Don't get me wrong -- I'm a huge fan of "The Powerpuff Girls." I'm such a huge fan that my favorite Christmas present last year was a trio of stuffed Powerpuff Girls I got from my girlfriend. I keep them next to my bed. You got a problem with that?

But like most entries in the currently trendy TV-cartoons-stretched-to-feature-length-films genre, this movie doesn't do much to justify its big screen status.

Based on Cartoon Network's endearing, ingenious and inventively animated show about three kindergarten cutie-pies who happen to be superheroes, the picture does at least pick for its plot an unexplored part of the program's lore (which is more than can be said for the greed-driven drivel of last week's "Hey Arnold! The Movie" or any of its Nickelodeon-spawn brethren of the last few years).

The story concerns the origins of the Powerpuff Girls, who were created by Professor Untonium, a square (and square-jawed) inventor who was so frustrated with life in the crime-riddled metropolis of Townsville that he decided to bring a little sweetness into his life by mixing sugar, spice and everything nice to make himself a perfect daughter. When he accidentally spilled a substance called Chemical X into the mixture, three precious little super-girls were born -- sensitive, giggly blonde Bubbles, bold redhead Blossom and irritable brunette Buttercup.

But creator-director Craig McCraken covers all this potentially story-rich territory in the movie's opening scenes, which also all-too-vaguely allude to the origins of the girls' arch-nemesis -- a monkey named Mojo Jojo who has a giant, skull-popping brain and a hilariously redundant way of speaking in egomaniacal rantings and ravings.

With what could have been a half-hour of the plot reduced to five minutes, "The Powerpuff Girls Movie" proceeds to pad other scenes to the point of redundancy in order to reach its 80-minute run time. When the girls' first-ever game of tag goes horribly wrong (they virtually destroy Townsville trying to evade each other), it's in a scene that would have been summed up in 30 seconds on the TV show. But here it drags on for about five minutes. The climactic fight scene against Mojo Jojo and an army of super-monkeys he's bio-engineered is full of the kind of pow!-powered cartoon punches "The Powerpuff Girls" program is famous for. But again it drags on and on.

Except for the fact that McCraken has taken the liberty of making the story a little darker than fans may be accustomed to, the whole movie easily could have been a half-hour episode of the show, which is always an endlessly amusing combination of good moral lessons, great characters, funny monsters, and a deliciously subtle sense of irony.
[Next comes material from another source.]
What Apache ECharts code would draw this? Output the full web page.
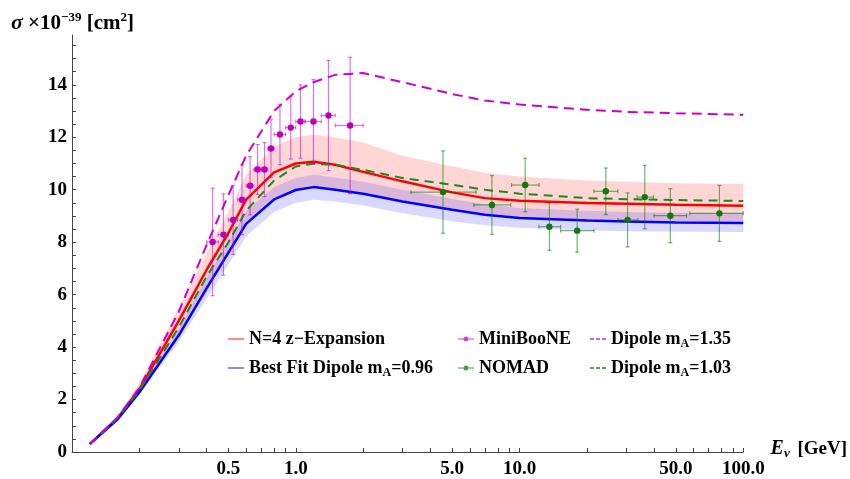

All the program's charm is present in the movie, but it's spread too thin. The brilliantly unique, saucer-eyed and semi-surreal "Powerpuff Girls" animation style is there to hold your attention even when the story doesn't. But I'd rather pay to see another matinee at the multiplex, then rush home in time for a smaller, more potent dose of "The Powerpuff Girls" on afternoon television.